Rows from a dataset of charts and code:
============================================================

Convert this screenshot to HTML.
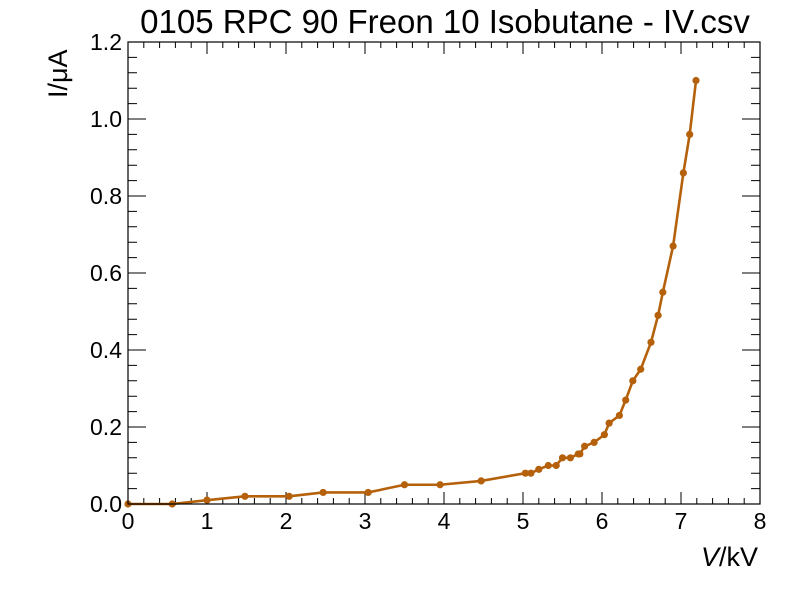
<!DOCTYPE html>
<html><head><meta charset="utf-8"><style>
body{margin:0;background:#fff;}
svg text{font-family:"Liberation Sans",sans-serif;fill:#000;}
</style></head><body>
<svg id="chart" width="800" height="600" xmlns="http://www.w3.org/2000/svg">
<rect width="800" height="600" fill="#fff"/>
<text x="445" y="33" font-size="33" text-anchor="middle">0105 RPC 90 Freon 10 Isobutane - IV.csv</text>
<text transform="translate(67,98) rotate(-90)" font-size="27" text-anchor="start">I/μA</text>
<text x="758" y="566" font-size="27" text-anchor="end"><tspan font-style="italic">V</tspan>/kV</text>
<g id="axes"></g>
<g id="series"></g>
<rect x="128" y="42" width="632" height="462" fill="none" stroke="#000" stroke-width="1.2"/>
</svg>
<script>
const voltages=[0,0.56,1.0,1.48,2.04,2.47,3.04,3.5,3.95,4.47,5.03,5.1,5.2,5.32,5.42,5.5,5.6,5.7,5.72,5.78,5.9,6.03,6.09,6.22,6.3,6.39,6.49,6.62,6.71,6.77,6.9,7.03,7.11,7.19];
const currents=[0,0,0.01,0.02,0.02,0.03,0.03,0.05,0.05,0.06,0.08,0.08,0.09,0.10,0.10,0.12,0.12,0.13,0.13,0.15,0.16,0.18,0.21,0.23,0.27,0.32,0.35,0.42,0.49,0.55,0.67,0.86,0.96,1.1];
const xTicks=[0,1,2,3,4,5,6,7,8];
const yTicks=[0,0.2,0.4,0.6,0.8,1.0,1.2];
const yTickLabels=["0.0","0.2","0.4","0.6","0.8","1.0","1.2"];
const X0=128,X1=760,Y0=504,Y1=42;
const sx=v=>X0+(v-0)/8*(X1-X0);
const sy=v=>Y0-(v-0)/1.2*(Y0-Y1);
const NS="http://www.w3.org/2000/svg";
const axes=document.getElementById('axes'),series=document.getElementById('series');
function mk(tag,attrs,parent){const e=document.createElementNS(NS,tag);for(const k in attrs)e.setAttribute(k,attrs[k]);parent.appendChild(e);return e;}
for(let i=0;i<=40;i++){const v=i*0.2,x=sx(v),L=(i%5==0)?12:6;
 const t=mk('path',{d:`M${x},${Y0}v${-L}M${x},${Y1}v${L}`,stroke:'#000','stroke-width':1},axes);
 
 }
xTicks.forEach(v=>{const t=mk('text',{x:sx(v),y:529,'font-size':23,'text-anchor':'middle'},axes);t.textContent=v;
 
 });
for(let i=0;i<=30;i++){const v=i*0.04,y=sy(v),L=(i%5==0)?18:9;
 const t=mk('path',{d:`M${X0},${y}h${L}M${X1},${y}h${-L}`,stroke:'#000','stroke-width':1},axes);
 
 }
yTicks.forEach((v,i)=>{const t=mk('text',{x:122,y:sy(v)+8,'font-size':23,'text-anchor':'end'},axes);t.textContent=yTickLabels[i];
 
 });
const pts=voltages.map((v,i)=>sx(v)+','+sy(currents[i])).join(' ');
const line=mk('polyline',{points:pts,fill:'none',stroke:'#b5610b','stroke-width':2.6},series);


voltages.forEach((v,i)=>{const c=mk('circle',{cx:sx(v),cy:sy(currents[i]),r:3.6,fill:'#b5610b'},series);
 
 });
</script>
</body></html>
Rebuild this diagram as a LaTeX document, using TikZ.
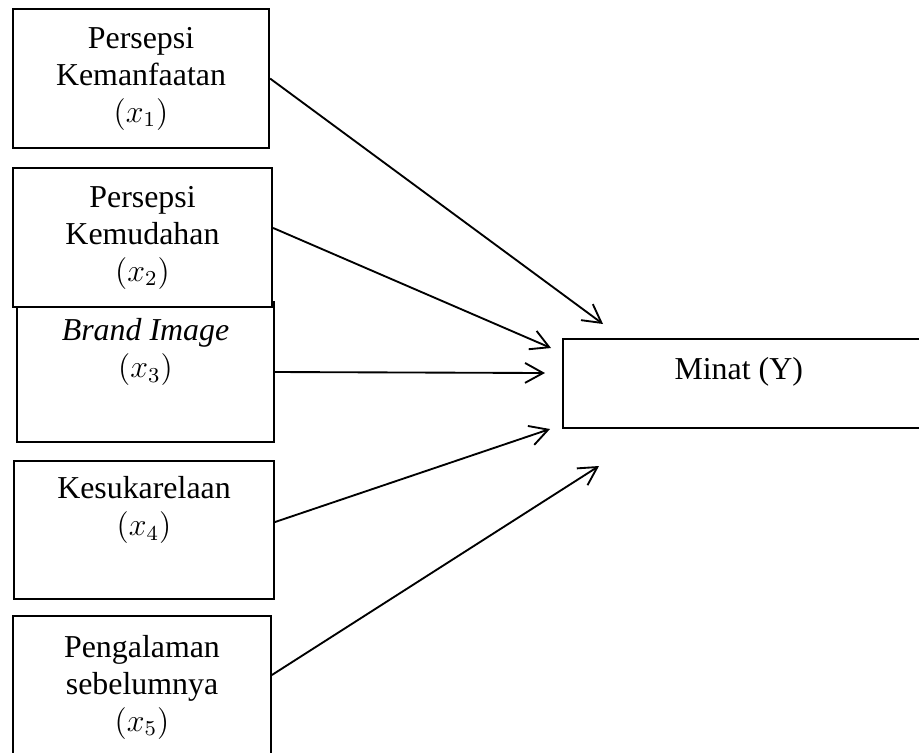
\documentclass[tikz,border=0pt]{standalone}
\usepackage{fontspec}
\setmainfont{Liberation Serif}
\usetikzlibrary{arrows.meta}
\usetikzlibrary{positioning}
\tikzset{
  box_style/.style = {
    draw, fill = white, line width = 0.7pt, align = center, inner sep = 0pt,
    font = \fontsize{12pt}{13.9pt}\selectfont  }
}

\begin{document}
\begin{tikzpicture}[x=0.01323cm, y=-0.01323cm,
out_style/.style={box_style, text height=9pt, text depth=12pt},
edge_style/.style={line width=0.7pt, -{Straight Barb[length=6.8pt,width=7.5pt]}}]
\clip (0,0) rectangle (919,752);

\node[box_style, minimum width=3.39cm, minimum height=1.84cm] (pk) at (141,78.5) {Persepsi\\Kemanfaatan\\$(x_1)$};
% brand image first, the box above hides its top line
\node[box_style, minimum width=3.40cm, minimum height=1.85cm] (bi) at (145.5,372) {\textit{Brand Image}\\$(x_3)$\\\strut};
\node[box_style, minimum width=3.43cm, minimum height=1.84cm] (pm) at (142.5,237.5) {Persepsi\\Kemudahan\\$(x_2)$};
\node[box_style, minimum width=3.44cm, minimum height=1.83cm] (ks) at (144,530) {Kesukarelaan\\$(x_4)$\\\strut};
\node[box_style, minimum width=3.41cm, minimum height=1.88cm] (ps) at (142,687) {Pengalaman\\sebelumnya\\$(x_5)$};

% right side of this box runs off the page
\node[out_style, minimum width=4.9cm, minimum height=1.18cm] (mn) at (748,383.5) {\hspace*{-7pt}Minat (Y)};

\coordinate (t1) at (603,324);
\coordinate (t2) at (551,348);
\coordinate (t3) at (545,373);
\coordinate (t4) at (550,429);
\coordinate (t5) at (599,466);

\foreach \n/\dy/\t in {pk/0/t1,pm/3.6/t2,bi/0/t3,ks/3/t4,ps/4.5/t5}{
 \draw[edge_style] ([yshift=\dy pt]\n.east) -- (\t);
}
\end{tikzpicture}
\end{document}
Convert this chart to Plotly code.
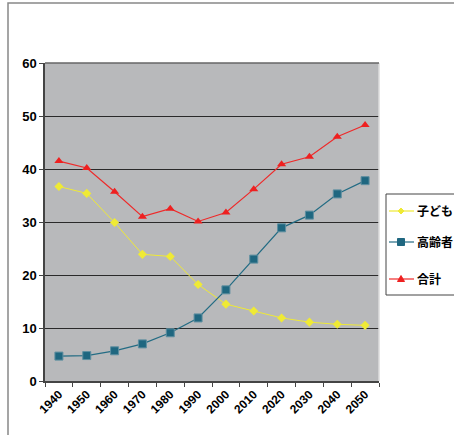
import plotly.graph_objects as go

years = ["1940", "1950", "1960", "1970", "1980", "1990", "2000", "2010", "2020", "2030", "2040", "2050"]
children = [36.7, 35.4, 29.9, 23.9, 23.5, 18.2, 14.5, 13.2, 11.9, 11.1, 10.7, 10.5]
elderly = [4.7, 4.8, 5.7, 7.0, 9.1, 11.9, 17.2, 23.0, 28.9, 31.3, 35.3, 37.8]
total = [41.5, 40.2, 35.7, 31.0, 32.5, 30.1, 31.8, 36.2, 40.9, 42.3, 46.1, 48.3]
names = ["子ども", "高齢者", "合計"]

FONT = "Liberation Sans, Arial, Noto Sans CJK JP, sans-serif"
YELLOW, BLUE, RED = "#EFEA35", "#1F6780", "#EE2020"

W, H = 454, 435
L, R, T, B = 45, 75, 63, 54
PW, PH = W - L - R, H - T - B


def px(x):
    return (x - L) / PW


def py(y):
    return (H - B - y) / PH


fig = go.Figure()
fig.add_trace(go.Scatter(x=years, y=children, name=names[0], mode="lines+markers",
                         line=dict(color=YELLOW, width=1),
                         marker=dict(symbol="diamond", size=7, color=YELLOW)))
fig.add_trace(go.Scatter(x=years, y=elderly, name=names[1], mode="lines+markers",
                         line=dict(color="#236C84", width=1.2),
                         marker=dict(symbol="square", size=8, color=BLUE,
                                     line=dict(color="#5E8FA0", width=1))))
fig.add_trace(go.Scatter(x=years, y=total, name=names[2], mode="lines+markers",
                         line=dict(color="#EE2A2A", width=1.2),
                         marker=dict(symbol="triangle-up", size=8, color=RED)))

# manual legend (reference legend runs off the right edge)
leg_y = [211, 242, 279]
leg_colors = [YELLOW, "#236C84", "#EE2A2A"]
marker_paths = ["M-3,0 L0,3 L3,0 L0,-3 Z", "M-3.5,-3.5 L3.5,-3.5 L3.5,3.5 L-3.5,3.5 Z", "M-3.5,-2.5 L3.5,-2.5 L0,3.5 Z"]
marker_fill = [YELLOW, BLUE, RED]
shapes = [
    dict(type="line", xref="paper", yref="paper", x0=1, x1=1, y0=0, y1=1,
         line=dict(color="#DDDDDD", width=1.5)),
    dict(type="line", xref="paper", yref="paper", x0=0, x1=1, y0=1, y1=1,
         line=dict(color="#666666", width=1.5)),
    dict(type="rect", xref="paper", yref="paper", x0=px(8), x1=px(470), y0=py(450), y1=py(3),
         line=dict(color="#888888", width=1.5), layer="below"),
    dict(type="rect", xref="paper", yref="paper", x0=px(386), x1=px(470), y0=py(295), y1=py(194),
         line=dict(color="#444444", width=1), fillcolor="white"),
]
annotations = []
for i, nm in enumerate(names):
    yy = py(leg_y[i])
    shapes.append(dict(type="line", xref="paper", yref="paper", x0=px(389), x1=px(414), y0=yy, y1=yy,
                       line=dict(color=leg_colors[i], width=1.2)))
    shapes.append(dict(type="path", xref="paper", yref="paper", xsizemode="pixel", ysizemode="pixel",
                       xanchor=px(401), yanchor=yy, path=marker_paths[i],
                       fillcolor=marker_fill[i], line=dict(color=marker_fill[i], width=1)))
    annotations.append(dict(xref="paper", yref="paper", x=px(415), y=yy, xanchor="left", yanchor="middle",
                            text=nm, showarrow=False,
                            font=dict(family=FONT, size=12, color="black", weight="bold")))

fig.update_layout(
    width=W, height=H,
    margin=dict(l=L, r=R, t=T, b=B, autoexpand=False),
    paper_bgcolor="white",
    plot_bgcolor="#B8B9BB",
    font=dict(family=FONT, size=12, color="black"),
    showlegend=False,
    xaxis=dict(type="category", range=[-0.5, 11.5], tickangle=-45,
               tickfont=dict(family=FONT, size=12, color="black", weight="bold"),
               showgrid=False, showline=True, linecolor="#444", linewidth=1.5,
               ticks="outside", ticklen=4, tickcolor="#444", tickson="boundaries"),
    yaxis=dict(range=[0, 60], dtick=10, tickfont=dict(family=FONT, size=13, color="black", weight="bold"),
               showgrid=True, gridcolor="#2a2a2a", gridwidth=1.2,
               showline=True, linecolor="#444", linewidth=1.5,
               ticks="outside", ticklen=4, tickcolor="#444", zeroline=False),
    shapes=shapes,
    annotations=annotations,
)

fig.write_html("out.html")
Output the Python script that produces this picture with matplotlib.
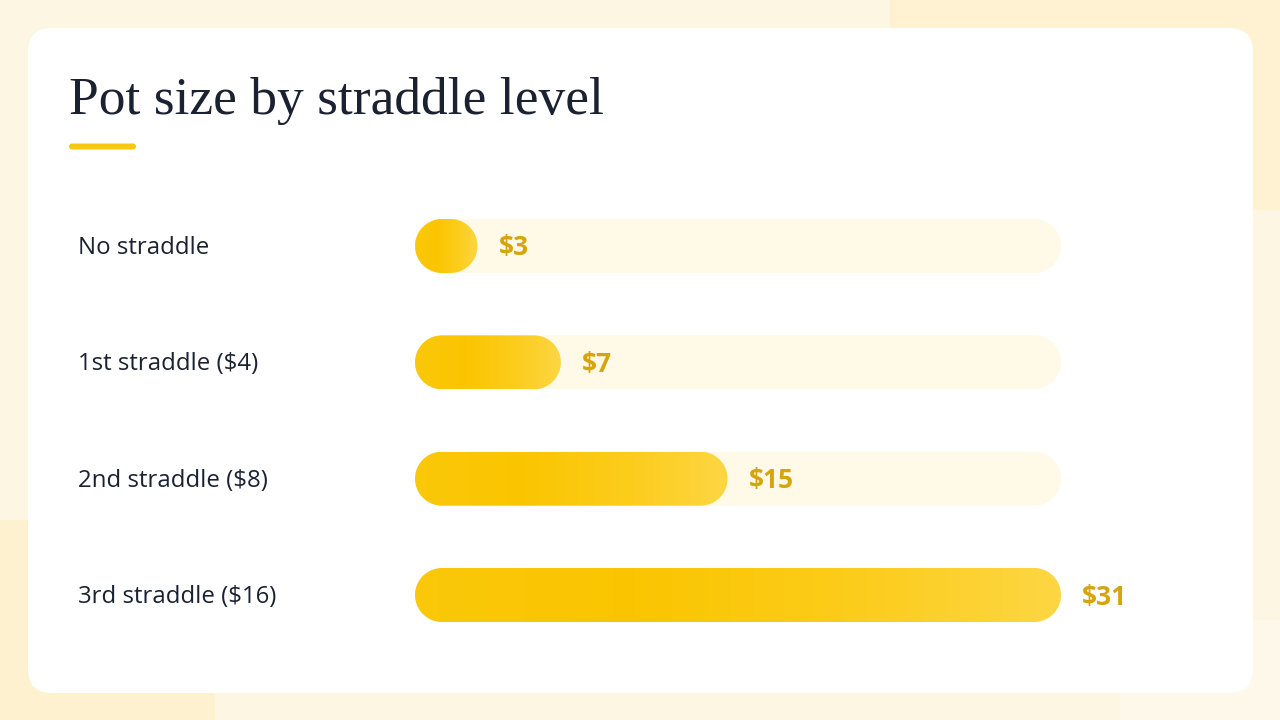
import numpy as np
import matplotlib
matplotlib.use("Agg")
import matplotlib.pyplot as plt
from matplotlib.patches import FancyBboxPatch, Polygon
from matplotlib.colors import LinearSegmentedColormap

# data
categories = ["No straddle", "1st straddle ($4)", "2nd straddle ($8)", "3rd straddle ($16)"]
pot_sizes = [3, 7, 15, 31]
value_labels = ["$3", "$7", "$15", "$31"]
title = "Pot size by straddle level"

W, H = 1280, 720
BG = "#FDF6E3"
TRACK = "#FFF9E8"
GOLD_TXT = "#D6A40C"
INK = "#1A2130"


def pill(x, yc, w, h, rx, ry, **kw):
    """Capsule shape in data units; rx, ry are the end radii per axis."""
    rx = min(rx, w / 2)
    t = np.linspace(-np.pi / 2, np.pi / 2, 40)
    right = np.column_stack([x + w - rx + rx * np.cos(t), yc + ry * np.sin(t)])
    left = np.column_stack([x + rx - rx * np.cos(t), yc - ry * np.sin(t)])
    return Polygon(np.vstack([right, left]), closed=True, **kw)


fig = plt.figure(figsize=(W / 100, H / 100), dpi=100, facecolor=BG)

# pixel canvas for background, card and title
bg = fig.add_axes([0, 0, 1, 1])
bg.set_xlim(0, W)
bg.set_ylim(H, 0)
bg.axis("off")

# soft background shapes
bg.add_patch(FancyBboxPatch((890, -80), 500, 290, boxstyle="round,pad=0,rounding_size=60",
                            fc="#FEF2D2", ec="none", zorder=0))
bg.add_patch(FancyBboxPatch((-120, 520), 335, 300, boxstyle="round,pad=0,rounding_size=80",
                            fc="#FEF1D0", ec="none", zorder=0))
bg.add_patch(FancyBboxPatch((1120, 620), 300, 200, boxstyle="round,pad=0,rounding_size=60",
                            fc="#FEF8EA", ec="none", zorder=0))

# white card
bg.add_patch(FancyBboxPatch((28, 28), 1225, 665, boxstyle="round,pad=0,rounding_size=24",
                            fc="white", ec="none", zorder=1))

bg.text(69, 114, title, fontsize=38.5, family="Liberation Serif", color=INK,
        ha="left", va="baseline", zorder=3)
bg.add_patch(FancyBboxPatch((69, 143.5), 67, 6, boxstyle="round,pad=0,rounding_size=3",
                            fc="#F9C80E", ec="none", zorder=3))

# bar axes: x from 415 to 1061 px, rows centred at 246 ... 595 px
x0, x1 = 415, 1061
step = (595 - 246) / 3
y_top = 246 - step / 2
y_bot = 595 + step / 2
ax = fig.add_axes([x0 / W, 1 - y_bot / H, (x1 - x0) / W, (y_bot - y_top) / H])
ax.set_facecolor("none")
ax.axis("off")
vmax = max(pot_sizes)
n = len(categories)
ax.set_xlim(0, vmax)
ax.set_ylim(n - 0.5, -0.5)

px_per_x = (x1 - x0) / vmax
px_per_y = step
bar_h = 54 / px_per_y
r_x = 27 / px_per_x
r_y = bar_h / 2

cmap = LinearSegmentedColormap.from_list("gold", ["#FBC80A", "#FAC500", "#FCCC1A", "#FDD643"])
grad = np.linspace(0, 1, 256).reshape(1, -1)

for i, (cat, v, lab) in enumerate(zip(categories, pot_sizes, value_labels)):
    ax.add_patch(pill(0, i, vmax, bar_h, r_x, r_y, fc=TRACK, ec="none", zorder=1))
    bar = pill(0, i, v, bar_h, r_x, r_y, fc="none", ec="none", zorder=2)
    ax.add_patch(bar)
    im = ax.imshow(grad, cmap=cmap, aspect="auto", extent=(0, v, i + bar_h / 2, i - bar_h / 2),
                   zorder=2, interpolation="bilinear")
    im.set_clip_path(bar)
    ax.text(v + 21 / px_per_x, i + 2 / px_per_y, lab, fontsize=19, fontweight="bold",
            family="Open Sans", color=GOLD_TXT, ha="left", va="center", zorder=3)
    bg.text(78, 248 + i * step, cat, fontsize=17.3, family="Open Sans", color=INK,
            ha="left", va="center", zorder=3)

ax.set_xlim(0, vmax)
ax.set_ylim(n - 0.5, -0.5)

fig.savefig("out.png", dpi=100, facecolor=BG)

============================================================

» Exercise task:
Nothing but the lines from the one with "Convert this chart to Plotly code." through the one with "import plotly.graph_objects as go" is to be copied, exactly and ends included. Leave pictures out.

» In response:
Convert this chart to Plotly code.
import plotly.graph_objects as go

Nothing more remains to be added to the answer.